Problem to work on:
Quote every line as written. Omit pictures.

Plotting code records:
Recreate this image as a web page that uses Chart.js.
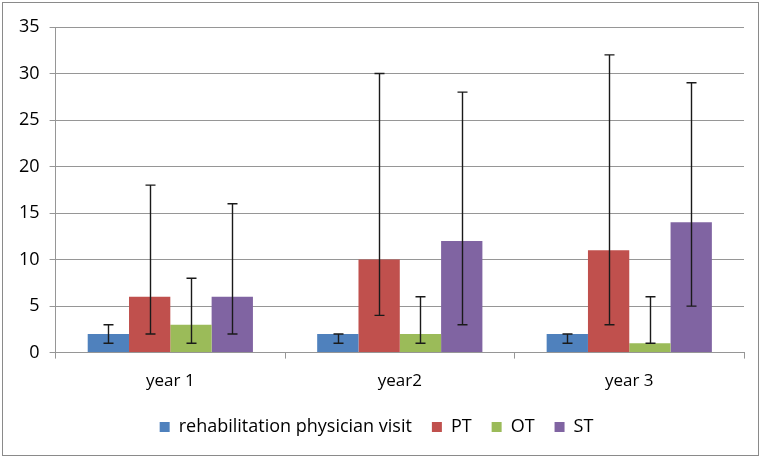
<!DOCTYPE html>
<html>
<head>
<meta charset="utf-8">
<script src="https://cdn.jsdelivr.net/npm/chart.js@4/dist/chart.umd.min.js"></script>
<style>
html,body{margin:0;padding:0;background:#fff;}
#wrap{position:relative;width:762px;height:459px;}
#frame{position:absolute;left:2px;top:2px;width:755px;height:452px;border:1px solid #8a8a8a;pointer-events:none;}
canvas{position:absolute;left:0;top:0;}
</style>
</head>
<body>
<div id="wrap"><canvas id="c" width="762" height="459"></canvas><div id="frame"></div></div>
<script>
const categories = ["year 1", "year2", "year 3"];
const seriesNames = ["rehabilitation physician visit", "PT", "OT", "ST"];
const rehabVisit = [2, 2, 2];
const pt = [6, 10, 11];
const ot = [3, 2, 1];
const st = [6, 12, 14];
const rehabLow = [1, 1, 1];
const rehabHigh = [3, 2, 2];
const ptLow = [2, 4, 3];
const ptHigh = [18, 30, 32];
const otLow = [1, 1, 1];
const otHigh = [8, 6, 6];
const stLow = [2, 3, 5];
const stHigh = [16, 28, 29];
const yTicks = [0, 5, 10, 15, 20, 25, 30, 35];

const colors = ["#4F81BD", "#C0504D", "#9BBB59", "#8064A2"];
const values = [rehabVisit, pt, ot, st];
const lows = [rehabLow, ptLow, otLow, stLow];
const highs = [rehabHigh, ptHigh, otHigh, stHigh];

const errorBars = {
  id: 'errorBars',
  afterDatasetsDraw(chart) {
    const ctx = chart.ctx;
    const ys = chart.scales.y;
    ctx.save();
    ctx.strokeStyle = '#1a1a1a';
    ctx.lineWidth = 1.4;
    chart.data.datasets.forEach((ds, i) => {
      const meta = chart.getDatasetMeta(i);
      meta.data.forEach((el, j) => {
        const x = Math.round(el.x) + 0.5;
        const y1 = ys.getPixelForValue(lows[i][j]);
        const y2 = ys.getPixelForValue(highs[i][j]);
        const cap = 5;
        ctx.beginPath();
        ctx.moveTo(x, y1); ctx.lineTo(x, y2);
        ctx.moveTo(x - cap, y1); ctx.lineTo(x + cap, y1);
        ctx.moveTo(x - cap, y2); ctx.lineTo(x + cap, y2);
        ctx.stroke();
      });
    });
    ctx.restore();
  }
};

new Chart(document.getElementById('c'), {
  type: 'bar',
  data: {
    labels: categories,
    datasets: seriesNames.map((n, i) => ({
      label: n,
      data: values[i],
      backgroundColor: colors[i],
      borderWidth: 0,
      categoryPercentage: 0.72,
      barPercentage: 1.0
    }))
  },
  options: {
    responsive: false,
    animation: false,
    devicePixelRatio: 1,
    layout: { padding: { left: 9, right: 18, top: 27, bottom: 13 } },
    plugins: {
      legend: {
        position: 'bottom',
        labels: {
          boxWidth: 10, boxHeight: 10, padding: 20,
          color: '#000',
          font: { family: 'Open Sans', size: 18 }
        }
      },
      tooltip: { enabled: false }
    },
    scales: {
      x: {
        afterFit(scale) { scale.height -= 5; },
        grid: { display: true, drawOnChartArea: false, offset: true, color: '#969696', tickLength: 6 },
        border: { color: '#969696' },
        ticks: { color: '#000', font: { family: 'Open Sans', size: 17 }, padding: 12 }
      },
      y: {
        min: 0, max: 35,
        afterBuildTicks(scale) { scale.ticks = yTicks.map(v => ({ value: v })); },
        grid: { color: '#969696', tickLength: 6 },
        border: { color: '#969696' },
        ticks: { color: '#000', font: { family: 'Open Sans', size: 18 }, padding: 10 }
      }
    }
  },
  plugins: [errorBars]
});
</script>
</body>
</html>
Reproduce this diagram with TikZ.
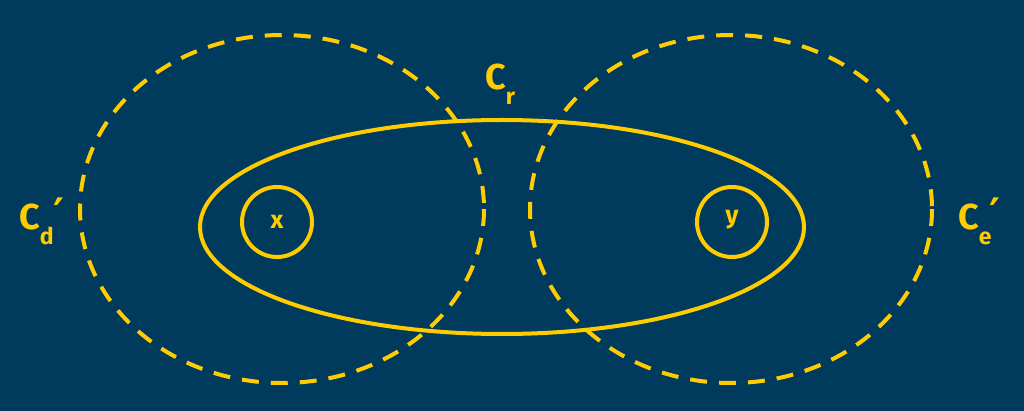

Solution to the problem:
Recreate this image as a web page that uses Chart.js.
<!DOCTYPE html>
<html>
<head>
<meta charset="utf-8">
<script src="https://cdn.jsdelivr.net/npm/chart.js@4/dist/chart.umd.min.js"></script>
<style>
html,body{margin:0;padding:0;background:#fff;}
#wrap{position:relative;width:762px;height:459px;}
#frame{position:absolute;left:2px;top:2px;width:755px;height:452px;border:1px solid #8a8a8a;pointer-events:none;}
canvas{position:absolute;left:0;top:0;}
</style>
</head>
<body>
<div id="wrap"><canvas id="c" width="762" height="459"></canvas><div id="frame"></div></div>
<script>
const categories = ["year 1", "year2", "year 3"];
const seriesNames = ["rehabilitation physician visit", "PT", "OT", "ST"];
const rehabVisit = [2, 2, 2];
const pt = [6, 10, 11];
const ot = [3, 2, 1];
const st = [6, 12, 14];
const rehabLow = [1, 1, 1];
const rehabHigh = [3, 2, 2];
const ptLow = [2, 4, 3];
const ptHigh = [18, 30, 32];
const otLow = [1, 1, 1];
const otHigh = [8, 6, 6];
const stLow = [2, 3, 5];
const stHigh = [16, 28, 29];
const yTicks = [0, 5, 10, 15, 20, 25, 30, 35];

const colors = ["#4F81BD", "#C0504D", "#9BBB59", "#8064A2"];
const values = [rehabVisit, pt, ot, st];
const lows = [rehabLow, ptLow, otLow, stLow];
const highs = [rehabHigh, ptHigh, otHigh, stHigh];

const errorBars = {
  id: 'errorBars',
  afterDatasetsDraw(chart) {
    const ctx = chart.ctx;
    const ys = chart.scales.y;
    ctx.save();
    ctx.strokeStyle = '#1a1a1a';
    ctx.lineWidth = 1.4;
    chart.data.datasets.forEach((ds, i) => {
      const meta = chart.getDatasetMeta(i);
      meta.data.forEach((el, j) => {
        const x = Math.round(el.x) + 0.5;
        const y1 = ys.getPixelForValue(lows[i][j]);
        const y2 = ys.getPixelForValue(highs[i][j]);
        const cap = 5;
        ctx.beginPath();
        ctx.moveTo(x, y1); ctx.lineTo(x, y2);
        ctx.moveTo(x - cap, y1); ctx.lineTo(x + cap, y1);
        ctx.moveTo(x - cap, y2); ctx.lineTo(x + cap, y2);
        ctx.stroke();
      });
    });
    ctx.restore();
  }
};

new Chart(document.getElementById('c'), {
  type: 'bar',
  data: {
    labels: categories,
    datasets: seriesNames.map((n, i) => ({
      label: n,
      data: values[i],
      backgroundColor: colors[i],
      borderWidth: 0,
      categoryPercentage: 0.72,
      barPercentage: 1.0
    }))
  },
  options: {
    responsive: false,
    animation: false,
    devicePixelRatio: 1,
    layout: { padding: { left: 9, right: 18, top: 27, bottom: 13 } },
    plugins: {
      legend: {
        position: 'bottom',
        labels: {
          boxWidth: 10, boxHeight: 10, padding: 20,
          color: '#000',
          font: { family: 'Open Sans', size: 18 }
        }
      },
      tooltip: { enabled: false }
    },
    scales: {
      x: {
        afterFit(scale) { scale.height -= 5; },
        grid: { display: true, drawOnChartArea: false, offset: true, color: '#969696', tickLength: 6 },
        border: { color: '#969696' },
        ticks: { color: '#000', font: { family: 'Open Sans', size: 17 }, padding: 12 }
      },
      y: {
        min: 0, max: 35,
        afterBuildTicks(scale) { scale.ticks = yTicks.map(v => ({ value: v })); },
        grid: { color: '#969696', tickLength: 6 },
        border: { color: '#969696' },
        ticks: { color: '#000', font: { family: 'Open Sans', size: 18 }, padding: 10 }
      }
    }
  },
  plugins: [errorBars]
});
</script>
</body>
</html>
Reproduce this diagram with TikZ.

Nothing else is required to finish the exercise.